Begin
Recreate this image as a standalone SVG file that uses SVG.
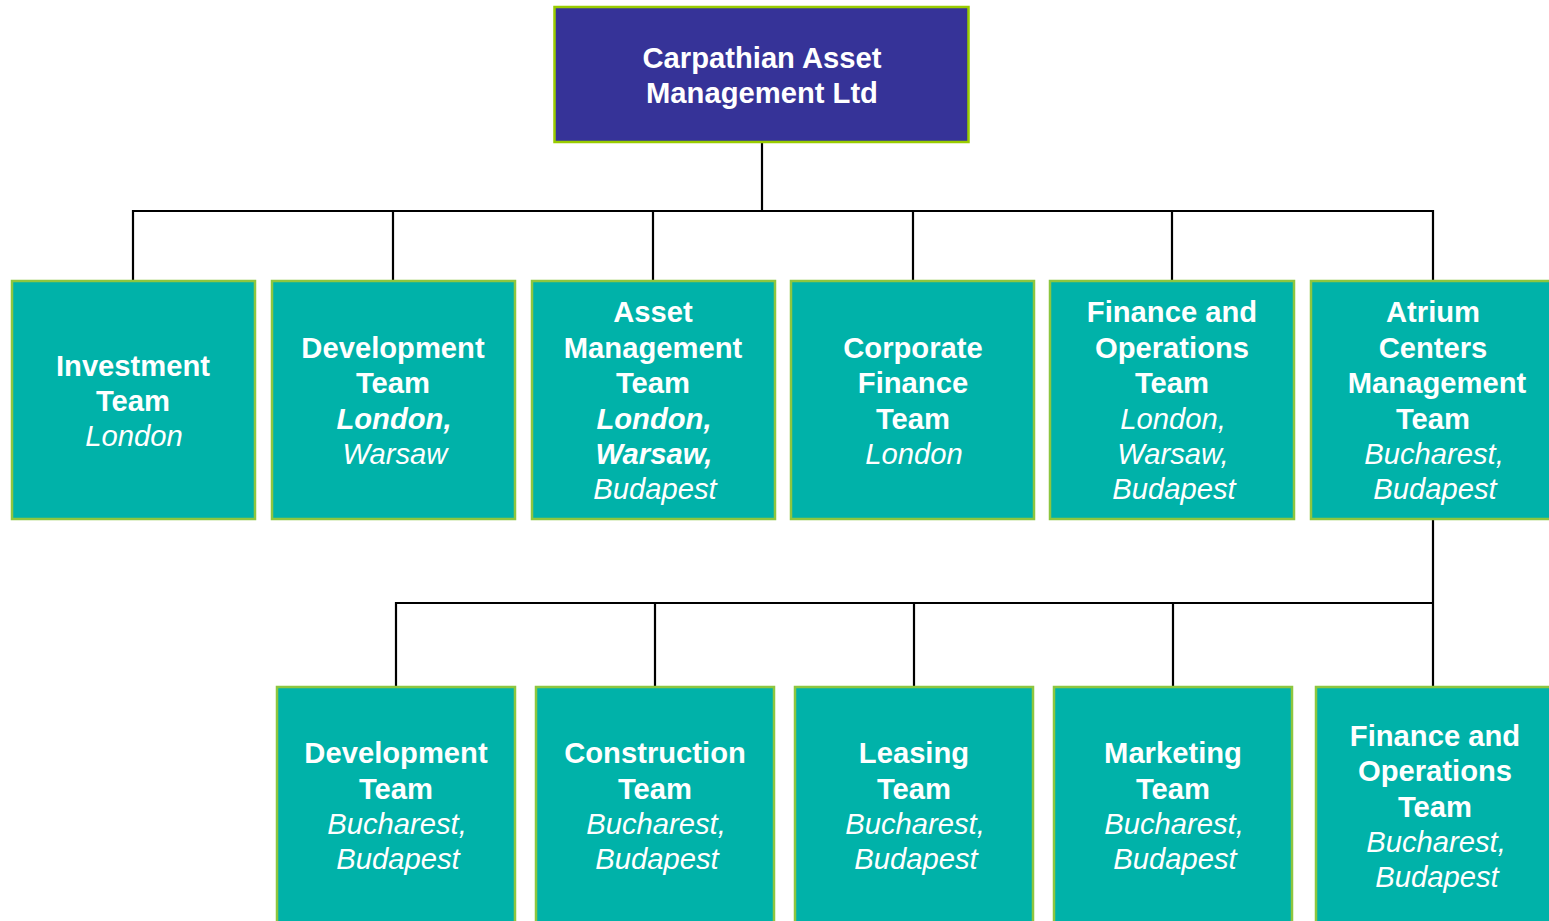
<svg xmlns="http://www.w3.org/2000/svg" width="1549" height="921" viewBox="0 0 1549 921">
  <style>
    .root { fill: #363398; stroke: #99CC00; stroke-width: 2.5; }
    .team { fill: #00B2A9; stroke: #8DC63F; stroke-width: 2.5; }
    .link { fill: none; stroke: #000; stroke-width: 2.2; }
    text { font-family: "Liberation Sans", Arial, sans-serif; font-size: 29.2px; fill: #fff; text-anchor: middle; }
    .b { font-weight: bold; }
    .i { font-style: italic; }
    .bi { font-weight: bold; font-style: italic; }
  </style>
  <rect width="1549" height="921" fill="#fff"/>

  <g id="connectors">
    <path class="link" d="M762 143 V211" stroke-width="3"/>
    <path class="link" d="M133 281 V211 H1433 V281"/>
    <path class="link" d="M393 211 V281 M653 211 V281 M913 211 V281 M1172 211 V281"/>
    <path class="link" d="M1433 519 V687"/>
    <path class="link" d="M396 687 V603 H1433"/>
    <path class="link" d="M655 603 V687 M914 603 V687 M1173 603 V687"/>
  </g>

  <g id="carpathian">
    <rect class="root" x="554.5" y="7" width="414" height="135"/>
    <text class="b" x="762" y="68">Carpathian Asset</text>
    <text class="b" x="762" y="103">Management Ltd</text>
  </g>

  <g id="investment">
    <rect class="team" x="12" y="281" width="243" height="238"/>
    <text class="b" x="133" y="376">Investment</text>
    <text class="b" x="133" y="411">Team</text>
    <text class="i" x="134" y="446">London</text>
  </g>

  <g id="development">
    <rect class="team" x="272" y="281" width="243" height="238"/>
    <text class="b" x="393" y="358">Development</text>
    <text class="b" x="393" y="393">Team</text>
    <text class="bi" x="394" y="429">London,</text>
    <text class="i" x="395" y="464">Warsaw</text>
  </g>

  <g id="asset-management">
    <rect class="team" x="532" y="281" width="243" height="238"/>
    <text class="b" x="653" y="322">Asset</text>
    <text class="b" x="653" y="358">Management</text>
    <text class="b" x="653" y="393">Team</text>
    <text class="bi" x="654" y="429">London,</text>
    <text class="bi" x="654" y="464">Warsaw,</text>
    <text class="i" x="655" y="499">Budapest</text>
  </g>

  <g id="corporate-finance">
    <rect class="team" x="791" y="281" width="243" height="238"/>
    <text class="b" x="913" y="358">Corporate</text>
    <text class="b" x="913" y="393">Finance</text>
    <text class="b" x="913" y="429">Team</text>
    <text class="i" x="914" y="464">London</text>
  </g>

  <g id="finance-operations">
    <rect class="team" x="1050" y="281" width="244" height="238"/>
    <text class="b" x="1172" y="322">Finance and</text>
    <text class="b" x="1172" y="358">Operations</text>
    <text class="b" x="1172" y="393">Team</text>
    <text class="i" x="1173" y="429">London,</text>
    <text class="i" x="1173" y="464">Warsaw,</text>
    <text class="i" x="1174" y="499">Budapest</text>
  </g>

  <g id="atrium-centers">
    <rect class="team" x="1311" y="281" width="243" height="238"/>
    <text class="b" x="1433" y="322">Atrium</text>
    <text class="b" x="1433" y="358">Centers</text>
    <text class="b" x="1437" y="393">Management</text>
    <text class="b" x="1433" y="429">Team</text>
    <text class="i" x="1434" y="464">Bucharest,</text>
    <text class="i" x="1435" y="499">Budapest</text>
  </g>

  <g id="atrium-development">
    <rect class="team" x="277" y="687" width="238" height="240"/>
    <text class="b" x="396" y="763">Development</text>
    <text class="b" x="396" y="799">Team</text>
    <text class="i" x="397" y="834">Bucharest,</text>
    <text class="i" x="398" y="869">Budapest</text>
  </g>

  <g id="atrium-construction">
    <rect class="team" x="536" y="687" width="238" height="240"/>
    <text class="b" x="655" y="763">Construction</text>
    <text class="b" x="655" y="799">Team</text>
    <text class="i" x="656" y="834">Bucharest,</text>
    <text class="i" x="657" y="869">Budapest</text>
  </g>

  <g id="atrium-leasing">
    <rect class="team" x="795" y="687" width="238" height="240"/>
    <text class="b" x="914" y="763">Leasing</text>
    <text class="b" x="914" y="799">Team</text>
    <text class="i" x="915" y="834">Bucharest,</text>
    <text class="i" x="916" y="869">Budapest</text>
  </g>

  <g id="atrium-marketing">
    <rect class="team" x="1054" y="687" width="238" height="240"/>
    <text class="b" x="1173" y="763">Marketing</text>
    <text class="b" x="1173" y="799">Team</text>
    <text class="i" x="1174" y="834">Bucharest,</text>
    <text class="i" x="1175" y="869">Budapest</text>
  </g>

  <g id="atrium-finance-operations">
    <rect class="team" x="1316" y="687" width="238" height="240"/>
    <text class="b" x="1435" y="746">Finance and</text>
    <text class="b" x="1435" y="781">Operations</text>
    <text class="b" x="1435" y="817">Team</text>
    <text class="i" x="1436" y="852">Bucharest,</text>
    <text class="i" x="1437" y="887">Budapest</text>
  </g>
</svg>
End
What you need to do: Using the data above, print every line exactly, omitting pictures.

Problem solution:
Recreate this image as a standalone SVG file that uses SVG.
<svg xmlns="http://www.w3.org/2000/svg" width="1549" height="921" viewBox="0 0 1549 921">
  <style>
    .root { fill: #363398; stroke: #99CC00; stroke-width: 2.5; }
    .team { fill: #00B2A9; stroke: #8DC63F; stroke-width: 2.5; }
    .link { fill: none; stroke: #000; stroke-width: 2.2; }
    text { font-family: "Liberation Sans", Arial, sans-serif; font-size: 29.2px; fill: #fff; text-anchor: middle; }
    .b { font-weight: bold; }
    .i { font-style: italic; }
    .bi { font-weight: bold; font-style: italic; }
  </style>
  <rect width="1549" height="921" fill="#fff"/>

  <g id="connectors">
    <path class="link" d="M762 143 V211" stroke-width="3"/>
    <path class="link" d="M133 281 V211 H1433 V281"/>
    <path class="link" d="M393 211 V281 M653 211 V281 M913 211 V281 M1172 211 V281"/>
    <path class="link" d="M1433 519 V687"/>
    <path class="link" d="M396 687 V603 H1433"/>
    <path class="link" d="M655 603 V687 M914 603 V687 M1173 603 V687"/>
  </g>

  <g id="carpathian">
    <rect class="root" x="554.5" y="7" width="414" height="135"/>
    <text class="b" x="762" y="68">Carpathian Asset</text>
    <text class="b" x="762" y="103">Management Ltd</text>
  </g>

  <g id="investment">
    <rect class="team" x="12" y="281" width="243" height="238"/>
    <text class="b" x="133" y="376">Investment</text>
    <text class="b" x="133" y="411">Team</text>
    <text class="i" x="134" y="446">London</text>
  </g>

  <g id="development">
    <rect class="team" x="272" y="281" width="243" height="238"/>
    <text class="b" x="393" y="358">Development</text>
    <text class="b" x="393" y="393">Team</text>
    <text class="bi" x="394" y="429">London,</text>
    <text class="i" x="395" y="464">Warsaw</text>
  </g>

  <g id="asset-management">
    <rect class="team" x="532" y="281" width="243" height="238"/>
    <text class="b" x="653" y="322">Asset</text>
    <text class="b" x="653" y="358">Management</text>
    <text class="b" x="653" y="393">Team</text>
    <text class="bi" x="654" y="429">London,</text>
    <text class="bi" x="654" y="464">Warsaw,</text>
    <text class="i" x="655" y="499">Budapest</text>
  </g>

  <g id="corporate-finance">
    <rect class="team" x="791" y="281" width="243" height="238"/>
    <text class="b" x="913" y="358">Corporate</text>
    <text class="b" x="913" y="393">Finance</text>
    <text class="b" x="913" y="429">Team</text>
    <text class="i" x="914" y="464">London</text>
  </g>

  <g id="finance-operations">
    <rect class="team" x="1050" y="281" width="244" height="238"/>
    <text class="b" x="1172" y="322">Finance and</text>
    <text class="b" x="1172" y="358">Operations</text>
    <text class="b" x="1172" y="393">Team</text>
    <text class="i" x="1173" y="429">London,</text>
    <text class="i" x="1173" y="464">Warsaw,</text>
    <text class="i" x="1174" y="499">Budapest</text>
  </g>

  <g id="atrium-centers">
    <rect class="team" x="1311" y="281" width="243" height="238"/>
    <text class="b" x="1433" y="322">Atrium</text>
    <text class="b" x="1433" y="358">Centers</text>
    <text class="b" x="1437" y="393">Management</text>
    <text class="b" x="1433" y="429">Team</text>
    <text class="i" x="1434" y="464">Bucharest,</text>
    <text class="i" x="1435" y="499">Budapest</text>
  </g>

  <g id="atrium-development">
    <rect class="team" x="277" y="687" width="238" height="240"/>
    <text class="b" x="396" y="763">Development</text>
    <text class="b" x="396" y="799">Team</text>
    <text class="i" x="397" y="834">Bucharest,</text>
    <text class="i" x="398" y="869">Budapest</text>
  </g>

  <g id="atrium-construction">
    <rect class="team" x="536" y="687" width="238" height="240"/>
    <text class="b" x="655" y="763">Construction</text>
    <text class="b" x="655" y="799">Team</text>
    <text class="i" x="656" y="834">Bucharest,</text>
    <text class="i" x="657" y="869">Budapest</text>
  </g>

  <g id="atrium-leasing">
    <rect class="team" x="795" y="687" width="238" height="240"/>
    <text class="b" x="914" y="763">Leasing</text>
    <text class="b" x="914" y="799">Team</text>
    <text class="i" x="915" y="834">Bucharest,</text>
    <text class="i" x="916" y="869">Budapest</text>
  </g>

  <g id="atrium-marketing">
    <rect class="team" x="1054" y="687" width="238" height="240"/>
    <text class="b" x="1173" y="763">Marketing</text>
    <text class="b" x="1173" y="799">Team</text>
    <text class="i" x="1174" y="834">Bucharest,</text>
    <text class="i" x="1175" y="869">Budapest</text>
  </g>

  <g id="atrium-finance-operations">
    <rect class="team" x="1316" y="687" width="238" height="240"/>
    <text class="b" x="1435" y="746">Finance and</text>
    <text class="b" x="1435" y="781">Operations</text>
    <text class="b" x="1435" y="817">Team</text>
    <text class="i" x="1436" y="852">Bucharest,</text>
    <text class="i" x="1437" y="887">Budapest</text>
  </g>
</svg>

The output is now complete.